The 90-day grace period for the U.S. "reciprocal tariffs" will end on July 9. Asian exporters are pushing goods to U.S. customs at an unprecedented speed. In May, Taiwan's exports to the U.S. surged nearly 90%, while Vietnam and Thailand also posted year-on-year increases of 35%. South Korea’s exports to the U.S. continued to climb in the first 20 days of June. This “head start” has not only amplified the U.S. trade deficit but also raised concerns about a potential demand cliff once higher tariffs take effect.
Stockpiling Early Triggers Export Surge
Traditionally, Asia’s exports to the U.S. increase before the year-end peak season, but this year the tariff window has altered the usual rhythm. Fearing that the tariff rate may rise from the current 10% to 30–40%, companies are compressing three months’ worth of orders into one month, causing regional container shipping space to be in extreme short supply. U.S. importers are also expediting customs clearance to complete warehousing before tariffs go up.

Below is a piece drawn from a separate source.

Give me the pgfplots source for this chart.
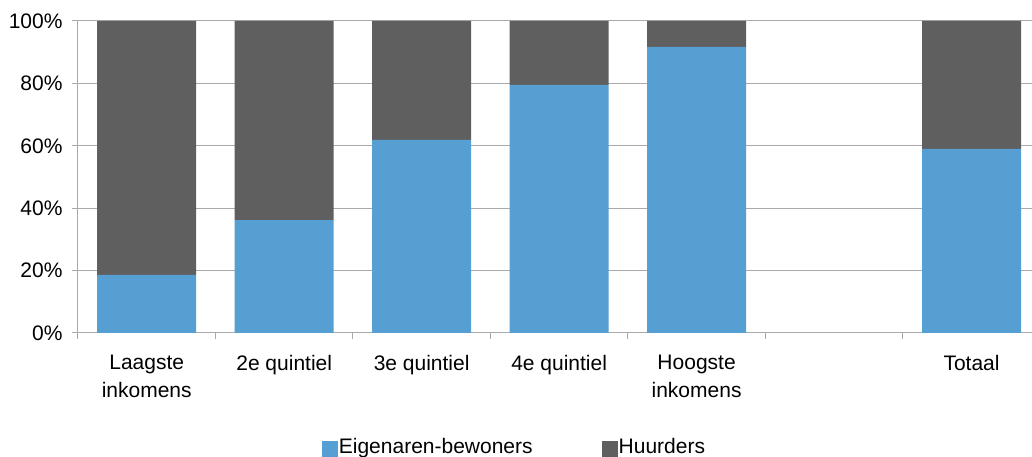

Vietnam, Taiwan, and Thailand Take the Lead
Official data shows that in May, Vietnam’s exports to the U.S. reached USD 13.8 billion, while Thailand’s neared USD 8.5 billion, with both seeing a year-on-year increase of about 35%. Taiwan’s exports to the U.S. surged to USD 15.5 billion, a remarkable annual growth of 87.4%, pushing its total exports to a record high. These economies also posted record surpluses with the U.S., reflecting that “tax-avoiding orders” have become the main theme of this trading season.
Record Deficit Strengthens White House's Position
The market widely expects the U.S. goods trade deficit for May to expand to USD 91 billion. If this forecast holds, the cumulative shortfall for the first five months of 2025 will approach USD 643 billion, a new record for the same period in history. The rising figures have strengthened the Trump administration’s bargaining position of “using high tariffs to force concessions,” and have prompted Asian countries to speed up offering lists of increased imports and expanded investments during negotiations.
Cliff Risk After the July Window
According to multiple media outlets tracking the executive order text, the 90-day grace period will expire on July 9. CNA quoted senior Taipei officials as saying that if tariff rates are fully reinstated, levies of 32%–46% will swiftly erode corporate profits and push up U.S. end prices. APEC has lowered its GDP growth forecast for this year from 3.3% to 2.6% due to rising tensions, warning that policy uncertainty is dragging down regional growth. Once front-loaded exports exhaust future orders, Asian supply chains could face a sharp shock of “a surge followed by a cliff.”